Can you output, word for word, the lines between the one holding "Recreate this image" and the one holding "import pandas as pd", inclusive, leaving out any pictures?

> Records with drawing code:
***
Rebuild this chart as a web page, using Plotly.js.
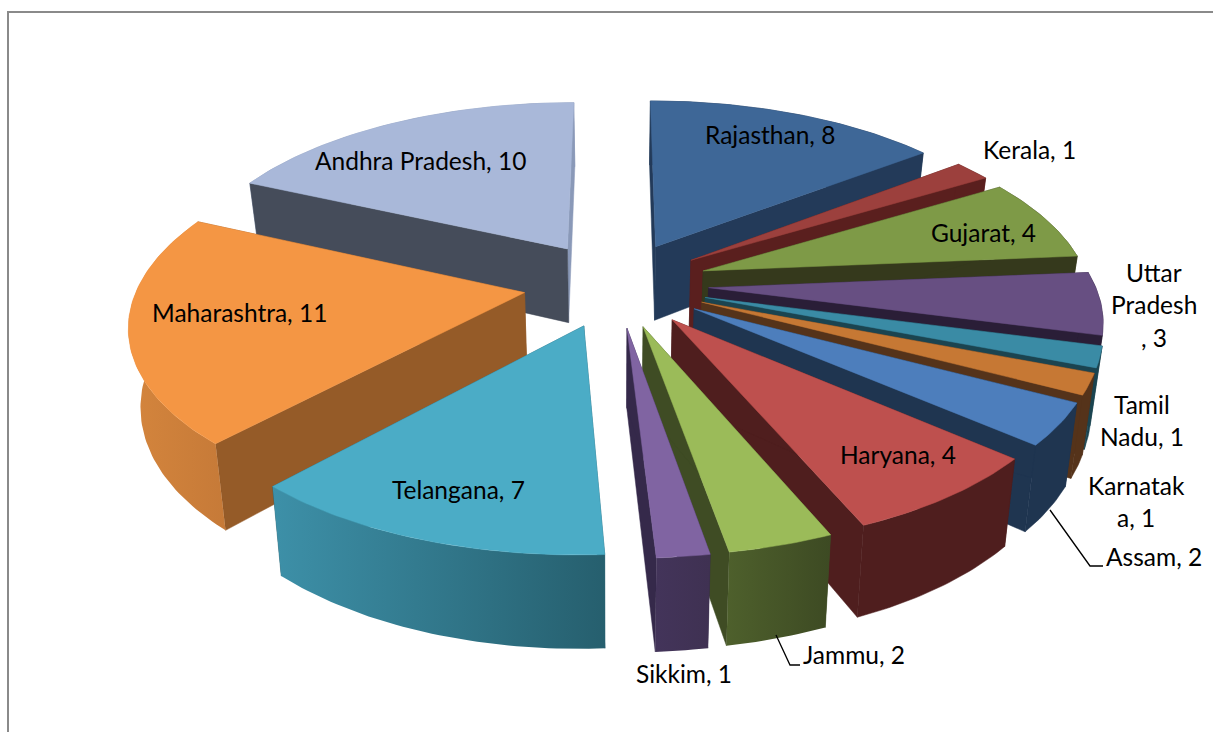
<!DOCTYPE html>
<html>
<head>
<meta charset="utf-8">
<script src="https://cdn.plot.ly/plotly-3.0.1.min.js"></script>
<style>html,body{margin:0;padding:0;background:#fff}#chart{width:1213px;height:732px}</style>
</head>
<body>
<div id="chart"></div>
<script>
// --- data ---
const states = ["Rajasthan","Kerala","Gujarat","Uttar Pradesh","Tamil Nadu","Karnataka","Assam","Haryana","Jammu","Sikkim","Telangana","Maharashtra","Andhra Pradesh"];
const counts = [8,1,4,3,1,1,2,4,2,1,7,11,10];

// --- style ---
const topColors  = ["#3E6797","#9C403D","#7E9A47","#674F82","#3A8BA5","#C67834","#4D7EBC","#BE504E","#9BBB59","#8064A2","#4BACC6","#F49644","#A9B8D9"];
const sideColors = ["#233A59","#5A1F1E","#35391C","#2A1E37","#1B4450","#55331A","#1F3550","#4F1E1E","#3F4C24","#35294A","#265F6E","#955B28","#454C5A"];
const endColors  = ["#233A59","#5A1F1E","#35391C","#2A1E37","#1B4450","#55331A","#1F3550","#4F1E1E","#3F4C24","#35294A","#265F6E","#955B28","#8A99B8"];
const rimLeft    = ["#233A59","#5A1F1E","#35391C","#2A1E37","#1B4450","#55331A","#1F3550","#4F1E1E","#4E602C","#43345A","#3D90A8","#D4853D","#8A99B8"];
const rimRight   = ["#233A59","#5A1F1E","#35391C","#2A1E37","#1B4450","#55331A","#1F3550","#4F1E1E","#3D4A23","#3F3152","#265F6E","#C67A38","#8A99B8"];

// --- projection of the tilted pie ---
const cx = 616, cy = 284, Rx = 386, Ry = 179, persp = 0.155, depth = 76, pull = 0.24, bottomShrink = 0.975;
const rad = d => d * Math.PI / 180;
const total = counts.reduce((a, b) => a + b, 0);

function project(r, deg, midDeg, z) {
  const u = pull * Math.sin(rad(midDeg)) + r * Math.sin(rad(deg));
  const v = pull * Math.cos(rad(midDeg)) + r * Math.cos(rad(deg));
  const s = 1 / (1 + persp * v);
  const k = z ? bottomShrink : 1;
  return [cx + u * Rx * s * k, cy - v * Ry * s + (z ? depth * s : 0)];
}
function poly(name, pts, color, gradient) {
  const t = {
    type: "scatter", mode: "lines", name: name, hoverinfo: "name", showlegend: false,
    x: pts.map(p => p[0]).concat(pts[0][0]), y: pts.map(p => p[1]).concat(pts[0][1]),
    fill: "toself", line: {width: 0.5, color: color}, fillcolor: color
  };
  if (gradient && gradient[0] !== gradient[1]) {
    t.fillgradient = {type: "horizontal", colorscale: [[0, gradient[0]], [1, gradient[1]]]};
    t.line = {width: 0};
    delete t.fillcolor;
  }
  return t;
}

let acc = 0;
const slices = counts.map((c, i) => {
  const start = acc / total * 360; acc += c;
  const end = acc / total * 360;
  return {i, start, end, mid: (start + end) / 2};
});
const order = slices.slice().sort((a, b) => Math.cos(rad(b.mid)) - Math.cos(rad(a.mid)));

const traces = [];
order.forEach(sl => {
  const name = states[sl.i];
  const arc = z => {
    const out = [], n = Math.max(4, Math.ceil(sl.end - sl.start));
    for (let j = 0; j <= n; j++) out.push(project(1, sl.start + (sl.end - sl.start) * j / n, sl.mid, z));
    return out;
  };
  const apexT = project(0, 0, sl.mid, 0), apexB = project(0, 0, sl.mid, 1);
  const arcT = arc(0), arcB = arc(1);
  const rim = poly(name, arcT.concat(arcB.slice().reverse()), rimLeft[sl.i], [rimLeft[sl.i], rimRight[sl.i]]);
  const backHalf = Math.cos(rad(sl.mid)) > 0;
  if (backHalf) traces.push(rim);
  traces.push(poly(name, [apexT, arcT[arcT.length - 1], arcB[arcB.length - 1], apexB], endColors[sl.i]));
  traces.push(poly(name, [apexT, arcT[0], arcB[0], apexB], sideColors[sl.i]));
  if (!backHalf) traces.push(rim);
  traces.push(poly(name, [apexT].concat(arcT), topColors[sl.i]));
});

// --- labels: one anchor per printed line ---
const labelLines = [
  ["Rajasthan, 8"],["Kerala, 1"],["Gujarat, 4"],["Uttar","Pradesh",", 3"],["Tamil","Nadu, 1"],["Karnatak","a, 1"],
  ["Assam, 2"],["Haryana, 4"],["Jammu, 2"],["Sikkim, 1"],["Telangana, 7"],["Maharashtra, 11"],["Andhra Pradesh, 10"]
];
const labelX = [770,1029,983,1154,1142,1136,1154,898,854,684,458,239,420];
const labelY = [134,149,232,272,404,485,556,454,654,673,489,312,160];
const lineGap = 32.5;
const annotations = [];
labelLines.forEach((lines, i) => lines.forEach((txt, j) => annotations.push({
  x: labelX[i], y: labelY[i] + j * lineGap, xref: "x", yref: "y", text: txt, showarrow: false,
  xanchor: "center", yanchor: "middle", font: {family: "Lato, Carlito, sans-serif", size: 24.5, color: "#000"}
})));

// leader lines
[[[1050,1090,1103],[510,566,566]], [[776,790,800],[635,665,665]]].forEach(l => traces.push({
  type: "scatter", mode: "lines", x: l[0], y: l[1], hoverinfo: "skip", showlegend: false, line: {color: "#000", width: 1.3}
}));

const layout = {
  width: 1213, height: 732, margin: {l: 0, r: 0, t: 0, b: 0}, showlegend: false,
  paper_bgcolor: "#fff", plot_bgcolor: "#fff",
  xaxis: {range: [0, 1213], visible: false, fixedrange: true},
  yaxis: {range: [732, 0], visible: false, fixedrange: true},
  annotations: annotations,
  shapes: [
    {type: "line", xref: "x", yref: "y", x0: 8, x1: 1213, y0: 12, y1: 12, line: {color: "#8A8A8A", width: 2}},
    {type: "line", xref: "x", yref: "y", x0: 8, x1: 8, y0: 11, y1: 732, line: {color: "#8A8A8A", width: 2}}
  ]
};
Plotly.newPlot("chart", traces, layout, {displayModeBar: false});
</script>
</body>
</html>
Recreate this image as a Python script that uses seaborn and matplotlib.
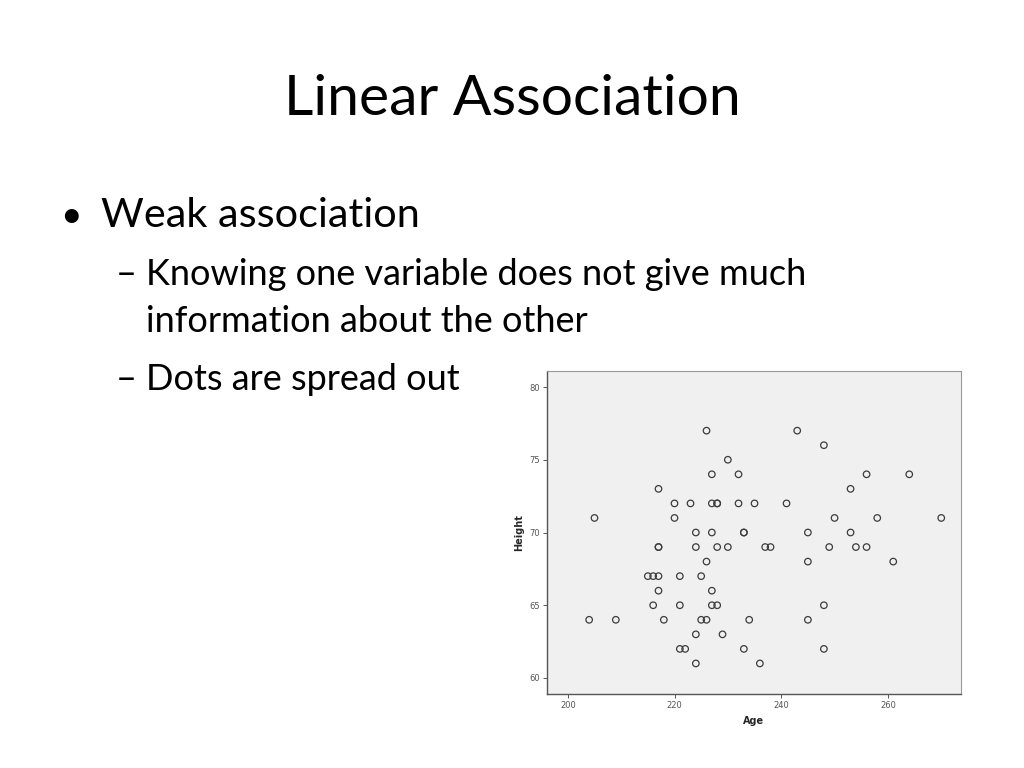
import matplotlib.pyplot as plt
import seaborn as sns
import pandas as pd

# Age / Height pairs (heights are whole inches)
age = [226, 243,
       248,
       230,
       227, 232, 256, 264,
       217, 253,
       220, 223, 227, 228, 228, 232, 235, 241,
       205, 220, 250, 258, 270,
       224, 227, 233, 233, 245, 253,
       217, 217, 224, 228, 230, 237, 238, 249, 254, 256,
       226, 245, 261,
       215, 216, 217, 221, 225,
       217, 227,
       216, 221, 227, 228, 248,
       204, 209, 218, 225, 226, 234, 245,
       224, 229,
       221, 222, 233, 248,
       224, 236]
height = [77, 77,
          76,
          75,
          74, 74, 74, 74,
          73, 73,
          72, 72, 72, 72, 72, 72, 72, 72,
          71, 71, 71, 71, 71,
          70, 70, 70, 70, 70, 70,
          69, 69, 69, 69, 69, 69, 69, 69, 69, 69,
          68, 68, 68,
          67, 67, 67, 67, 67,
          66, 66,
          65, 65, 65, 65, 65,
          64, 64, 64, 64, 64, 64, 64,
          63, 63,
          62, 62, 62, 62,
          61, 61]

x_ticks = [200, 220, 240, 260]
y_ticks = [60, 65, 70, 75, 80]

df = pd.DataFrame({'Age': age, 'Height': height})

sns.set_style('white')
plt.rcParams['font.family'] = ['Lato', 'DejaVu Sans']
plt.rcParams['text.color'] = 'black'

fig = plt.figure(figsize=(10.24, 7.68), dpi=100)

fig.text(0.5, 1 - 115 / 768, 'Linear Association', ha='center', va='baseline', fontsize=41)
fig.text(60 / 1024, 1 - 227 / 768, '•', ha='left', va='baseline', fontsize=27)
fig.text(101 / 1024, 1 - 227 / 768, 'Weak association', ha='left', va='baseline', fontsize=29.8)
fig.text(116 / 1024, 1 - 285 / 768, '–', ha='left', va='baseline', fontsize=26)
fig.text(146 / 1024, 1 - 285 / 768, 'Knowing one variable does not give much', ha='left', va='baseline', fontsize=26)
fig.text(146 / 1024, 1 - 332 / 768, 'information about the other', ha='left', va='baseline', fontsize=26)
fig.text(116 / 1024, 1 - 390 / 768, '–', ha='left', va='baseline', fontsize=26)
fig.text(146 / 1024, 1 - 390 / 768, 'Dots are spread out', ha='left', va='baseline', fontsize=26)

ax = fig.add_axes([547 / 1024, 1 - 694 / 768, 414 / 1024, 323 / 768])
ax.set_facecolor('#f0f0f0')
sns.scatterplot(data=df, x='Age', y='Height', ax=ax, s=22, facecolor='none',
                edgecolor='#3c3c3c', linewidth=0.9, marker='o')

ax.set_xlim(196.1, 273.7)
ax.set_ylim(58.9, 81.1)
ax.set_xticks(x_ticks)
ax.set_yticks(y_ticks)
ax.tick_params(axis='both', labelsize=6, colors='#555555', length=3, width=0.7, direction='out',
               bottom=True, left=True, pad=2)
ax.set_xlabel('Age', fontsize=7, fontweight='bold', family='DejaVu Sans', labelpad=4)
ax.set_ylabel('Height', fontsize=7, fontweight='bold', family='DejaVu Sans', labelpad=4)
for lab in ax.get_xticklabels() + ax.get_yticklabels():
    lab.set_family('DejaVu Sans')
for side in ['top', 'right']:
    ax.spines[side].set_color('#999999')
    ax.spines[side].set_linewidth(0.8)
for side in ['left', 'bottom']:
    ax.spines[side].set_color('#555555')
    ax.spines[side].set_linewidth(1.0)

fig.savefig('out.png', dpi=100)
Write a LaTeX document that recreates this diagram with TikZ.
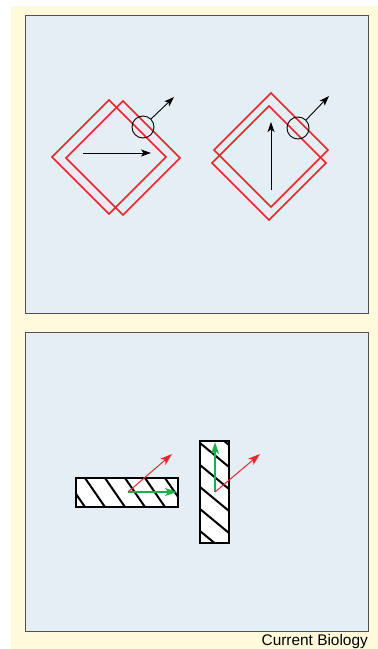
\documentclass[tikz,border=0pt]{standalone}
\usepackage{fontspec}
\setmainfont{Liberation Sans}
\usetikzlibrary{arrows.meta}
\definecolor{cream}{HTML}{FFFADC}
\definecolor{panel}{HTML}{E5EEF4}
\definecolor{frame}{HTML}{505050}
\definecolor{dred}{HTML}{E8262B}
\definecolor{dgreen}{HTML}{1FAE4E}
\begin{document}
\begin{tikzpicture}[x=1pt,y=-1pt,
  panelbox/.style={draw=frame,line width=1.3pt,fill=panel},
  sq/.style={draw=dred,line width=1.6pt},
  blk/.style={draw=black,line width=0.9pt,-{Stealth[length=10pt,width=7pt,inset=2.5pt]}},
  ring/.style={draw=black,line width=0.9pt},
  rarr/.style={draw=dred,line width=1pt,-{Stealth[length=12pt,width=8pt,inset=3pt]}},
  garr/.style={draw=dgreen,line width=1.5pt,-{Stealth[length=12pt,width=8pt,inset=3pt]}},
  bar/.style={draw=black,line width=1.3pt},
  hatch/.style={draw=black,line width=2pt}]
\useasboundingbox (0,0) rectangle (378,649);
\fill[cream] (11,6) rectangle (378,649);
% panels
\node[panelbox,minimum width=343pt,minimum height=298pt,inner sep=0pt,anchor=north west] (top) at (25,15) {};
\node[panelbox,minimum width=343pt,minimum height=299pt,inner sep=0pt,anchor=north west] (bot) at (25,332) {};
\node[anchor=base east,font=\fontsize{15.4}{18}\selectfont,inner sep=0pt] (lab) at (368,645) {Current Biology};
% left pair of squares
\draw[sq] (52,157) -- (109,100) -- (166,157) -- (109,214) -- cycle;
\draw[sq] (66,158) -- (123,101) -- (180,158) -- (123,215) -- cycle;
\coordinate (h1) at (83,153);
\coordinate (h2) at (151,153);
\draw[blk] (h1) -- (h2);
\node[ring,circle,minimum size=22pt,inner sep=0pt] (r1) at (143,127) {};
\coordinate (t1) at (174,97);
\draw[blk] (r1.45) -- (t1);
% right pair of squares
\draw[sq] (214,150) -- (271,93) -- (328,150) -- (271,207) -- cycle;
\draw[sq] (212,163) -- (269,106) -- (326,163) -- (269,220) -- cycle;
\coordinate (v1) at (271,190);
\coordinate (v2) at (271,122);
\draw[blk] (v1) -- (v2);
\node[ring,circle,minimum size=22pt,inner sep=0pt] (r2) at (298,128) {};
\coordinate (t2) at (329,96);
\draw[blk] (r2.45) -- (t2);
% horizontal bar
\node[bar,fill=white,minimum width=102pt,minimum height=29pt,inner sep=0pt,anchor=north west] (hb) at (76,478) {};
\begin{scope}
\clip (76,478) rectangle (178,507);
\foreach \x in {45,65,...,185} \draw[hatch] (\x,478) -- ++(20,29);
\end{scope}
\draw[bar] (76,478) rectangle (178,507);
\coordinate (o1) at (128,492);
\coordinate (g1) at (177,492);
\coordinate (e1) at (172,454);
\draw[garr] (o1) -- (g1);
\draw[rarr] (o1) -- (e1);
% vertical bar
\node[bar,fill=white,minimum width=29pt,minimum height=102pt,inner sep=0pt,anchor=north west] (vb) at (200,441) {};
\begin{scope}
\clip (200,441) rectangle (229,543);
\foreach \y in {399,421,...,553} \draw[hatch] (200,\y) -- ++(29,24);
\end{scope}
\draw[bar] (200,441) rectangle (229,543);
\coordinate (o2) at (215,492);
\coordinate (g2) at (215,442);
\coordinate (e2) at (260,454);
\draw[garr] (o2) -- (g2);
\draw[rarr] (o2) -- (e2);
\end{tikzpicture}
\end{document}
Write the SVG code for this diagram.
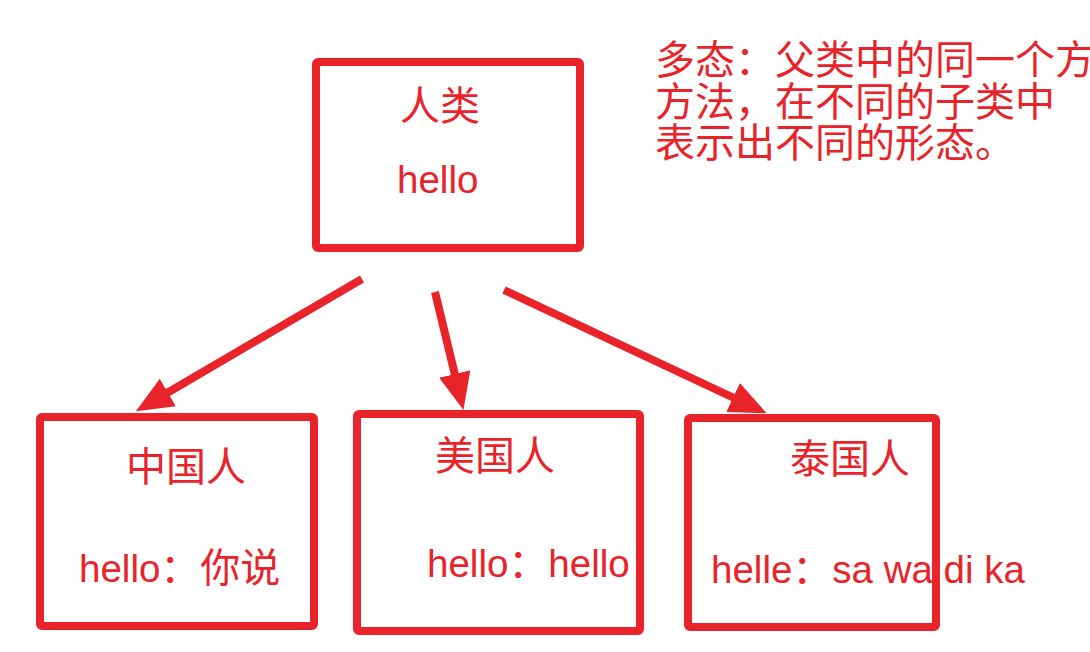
***
> Solution to this exercise:
Recreate this image as a Python script that uses seaborn and matplotlib.
import matplotlib.pyplot as plt
import seaborn as sns
import pandas as pd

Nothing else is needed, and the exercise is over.